## start

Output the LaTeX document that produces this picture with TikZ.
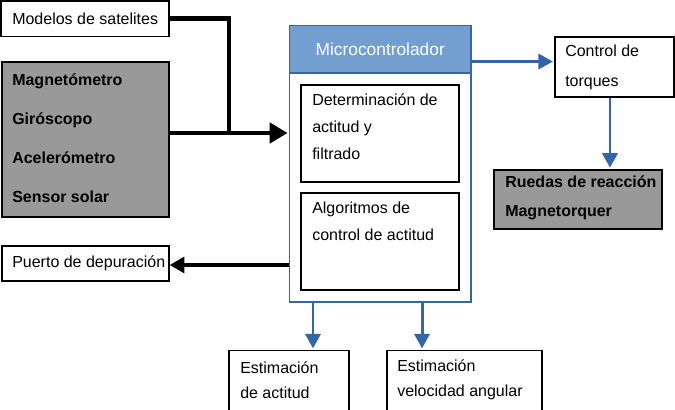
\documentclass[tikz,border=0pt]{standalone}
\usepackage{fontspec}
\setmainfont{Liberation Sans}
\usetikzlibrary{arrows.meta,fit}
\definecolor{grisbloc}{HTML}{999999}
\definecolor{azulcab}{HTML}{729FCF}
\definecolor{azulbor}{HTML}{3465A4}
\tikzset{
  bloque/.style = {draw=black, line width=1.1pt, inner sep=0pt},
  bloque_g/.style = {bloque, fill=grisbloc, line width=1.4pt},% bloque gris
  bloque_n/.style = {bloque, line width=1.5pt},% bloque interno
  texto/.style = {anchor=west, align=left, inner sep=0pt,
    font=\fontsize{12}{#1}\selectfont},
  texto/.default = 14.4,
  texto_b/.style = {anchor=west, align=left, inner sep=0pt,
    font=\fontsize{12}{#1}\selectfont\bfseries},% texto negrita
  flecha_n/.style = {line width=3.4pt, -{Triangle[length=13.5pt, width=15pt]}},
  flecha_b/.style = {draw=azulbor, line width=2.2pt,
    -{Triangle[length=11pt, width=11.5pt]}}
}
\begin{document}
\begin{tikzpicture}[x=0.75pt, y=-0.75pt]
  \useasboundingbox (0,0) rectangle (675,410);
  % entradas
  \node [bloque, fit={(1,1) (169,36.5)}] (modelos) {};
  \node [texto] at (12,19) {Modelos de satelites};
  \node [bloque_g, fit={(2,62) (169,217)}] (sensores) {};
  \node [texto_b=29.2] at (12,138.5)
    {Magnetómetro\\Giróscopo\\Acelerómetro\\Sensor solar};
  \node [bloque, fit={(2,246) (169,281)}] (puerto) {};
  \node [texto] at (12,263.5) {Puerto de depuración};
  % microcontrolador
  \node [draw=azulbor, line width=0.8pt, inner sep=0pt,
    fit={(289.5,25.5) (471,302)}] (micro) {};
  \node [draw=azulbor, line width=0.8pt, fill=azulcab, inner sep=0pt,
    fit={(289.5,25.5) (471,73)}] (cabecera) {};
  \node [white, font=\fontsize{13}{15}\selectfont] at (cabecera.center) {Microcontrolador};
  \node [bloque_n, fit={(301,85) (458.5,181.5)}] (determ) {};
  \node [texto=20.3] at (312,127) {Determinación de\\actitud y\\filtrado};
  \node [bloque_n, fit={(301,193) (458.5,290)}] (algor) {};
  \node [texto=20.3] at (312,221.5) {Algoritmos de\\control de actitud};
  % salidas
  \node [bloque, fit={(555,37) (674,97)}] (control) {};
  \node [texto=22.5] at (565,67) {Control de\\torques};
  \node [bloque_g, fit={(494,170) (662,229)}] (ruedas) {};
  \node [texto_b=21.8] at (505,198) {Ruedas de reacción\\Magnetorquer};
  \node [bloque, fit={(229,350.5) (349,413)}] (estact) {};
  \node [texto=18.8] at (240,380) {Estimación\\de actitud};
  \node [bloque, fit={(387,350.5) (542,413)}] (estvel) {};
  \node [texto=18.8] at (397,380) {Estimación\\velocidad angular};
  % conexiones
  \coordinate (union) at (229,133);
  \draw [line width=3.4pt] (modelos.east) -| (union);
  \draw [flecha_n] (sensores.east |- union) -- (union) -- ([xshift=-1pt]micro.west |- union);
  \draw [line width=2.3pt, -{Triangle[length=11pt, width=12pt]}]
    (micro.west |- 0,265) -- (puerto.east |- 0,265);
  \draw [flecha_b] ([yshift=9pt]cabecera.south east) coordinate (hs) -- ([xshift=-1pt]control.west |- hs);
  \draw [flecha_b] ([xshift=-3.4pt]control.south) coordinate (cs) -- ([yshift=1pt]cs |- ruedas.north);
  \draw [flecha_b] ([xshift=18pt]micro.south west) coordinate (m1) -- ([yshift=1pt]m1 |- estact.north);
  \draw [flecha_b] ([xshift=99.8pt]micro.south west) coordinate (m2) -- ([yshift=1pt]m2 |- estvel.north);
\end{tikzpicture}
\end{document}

## end

■ STATED PROBLEM:
Reproduce the whole listing above word for word, but not its pictures.

■ THE ANSWER:
Output the LaTeX document that produces this picture with TikZ.
\documentclass[tikz,border=0pt]{standalone}
\usepackage{fontspec}
\setmainfont{Liberation Sans}
\usetikzlibrary{arrows.meta,fit}
\definecolor{grisbloc}{HTML}{999999}
\definecolor{azulcab}{HTML}{729FCF}
\definecolor{azulbor}{HTML}{3465A4}
\tikzset{
  bloque/.style = {draw=black, line width=1.1pt, inner sep=0pt},
  bloque_g/.style = {bloque, fill=grisbloc, line width=1.4pt},% bloque gris
  bloque_n/.style = {bloque, line width=1.5pt},% bloque interno
  texto/.style = {anchor=west, align=left, inner sep=0pt,
    font=\fontsize{12}{#1}\selectfont},
  texto/.default = 14.4,
  texto_b/.style = {anchor=west, align=left, inner sep=0pt,
    font=\fontsize{12}{#1}\selectfont\bfseries},% texto negrita
  flecha_n/.style = {line width=3.4pt, -{Triangle[length=13.5pt, width=15pt]}},
  flecha_b/.style = {draw=azulbor, line width=2.2pt,
    -{Triangle[length=11pt, width=11.5pt]}}
}
\begin{document}
\begin{tikzpicture}[x=0.75pt, y=-0.75pt]
  \useasboundingbox (0,0) rectangle (675,410);
  % entradas
  \node [bloque, fit={(1,1) (169,36.5)}] (modelos) {};
  \node [texto] at (12,19) {Modelos de satelites};
  \node [bloque_g, fit={(2,62) (169,217)}] (sensores) {};
  \node [texto_b=29.2] at (12,138.5)
    {Magnetómetro\\Giróscopo\\Acelerómetro\\Sensor solar};
  \node [bloque, fit={(2,246) (169,281)}] (puerto) {};
  \node [texto] at (12,263.5) {Puerto de depuración};
  % microcontrolador
  \node [draw=azulbor, line width=0.8pt, inner sep=0pt,
    fit={(289.5,25.5) (471,302)}] (micro) {};
  \node [draw=azulbor, line width=0.8pt, fill=azulcab, inner sep=0pt,
    fit={(289.5,25.5) (471,73)}] (cabecera) {};
  \node [white, font=\fontsize{13}{15}\selectfont] at (cabecera.center) {Microcontrolador};
  \node [bloque_n, fit={(301,85) (458.5,181.5)}] (determ) {};
  \node [texto=20.3] at (312,127) {Determinación de\\actitud y\\filtrado};
  \node [bloque_n, fit={(301,193) (458.5,290)}] (algor) {};
  \node [texto=20.3] at (312,221.5) {Algoritmos de\\control de actitud};
  % salidas
  \node [bloque, fit={(555,37) (674,97)}] (control) {};
  \node [texto=22.5] at (565,67) {Control de\\torques};
  \node [bloque_g, fit={(494,170) (662,229)}] (ruedas) {};
  \node [texto_b=21.8] at (505,198) {Ruedas de reacción\\Magnetorquer};
  \node [bloque, fit={(229,350.5) (349,413)}] (estact) {};
  \node [texto=18.8] at (240,380) {Estimación\\de actitud};
  \node [bloque, fit={(387,350.5) (542,413)}] (estvel) {};
  \node [texto=18.8] at (397,380) {Estimación\\velocidad angular};
  % conexiones
  \coordinate (union) at (229,133);
  \draw [line width=3.4pt] (modelos.east) -| (union);
  \draw [flecha_n] (sensores.east |- union) -- (union) -- ([xshift=-1pt]micro.west |- union);
  \draw [line width=2.3pt, -{Triangle[length=11pt, width=12pt]}]
    (micro.west |- 0,265) -- (puerto.east |- 0,265);
  \draw [flecha_b] ([yshift=9pt]cabecera.south east) coordinate (hs) -- ([xshift=-1pt]control.west |- hs);
  \draw [flecha_b] ([xshift=-3.4pt]control.south) coordinate (cs) -- ([yshift=1pt]cs |- ruedas.north);
  \draw [flecha_b] ([xshift=18pt]micro.south west) coordinate (m1) -- ([yshift=1pt]m1 |- estact.north);
  \draw [flecha_b] ([xshift=99.8pt]micro.south west) coordinate (m2) -- ([yshift=1pt]m2 |- estvel.north);
\end{tikzpicture}
\end{document}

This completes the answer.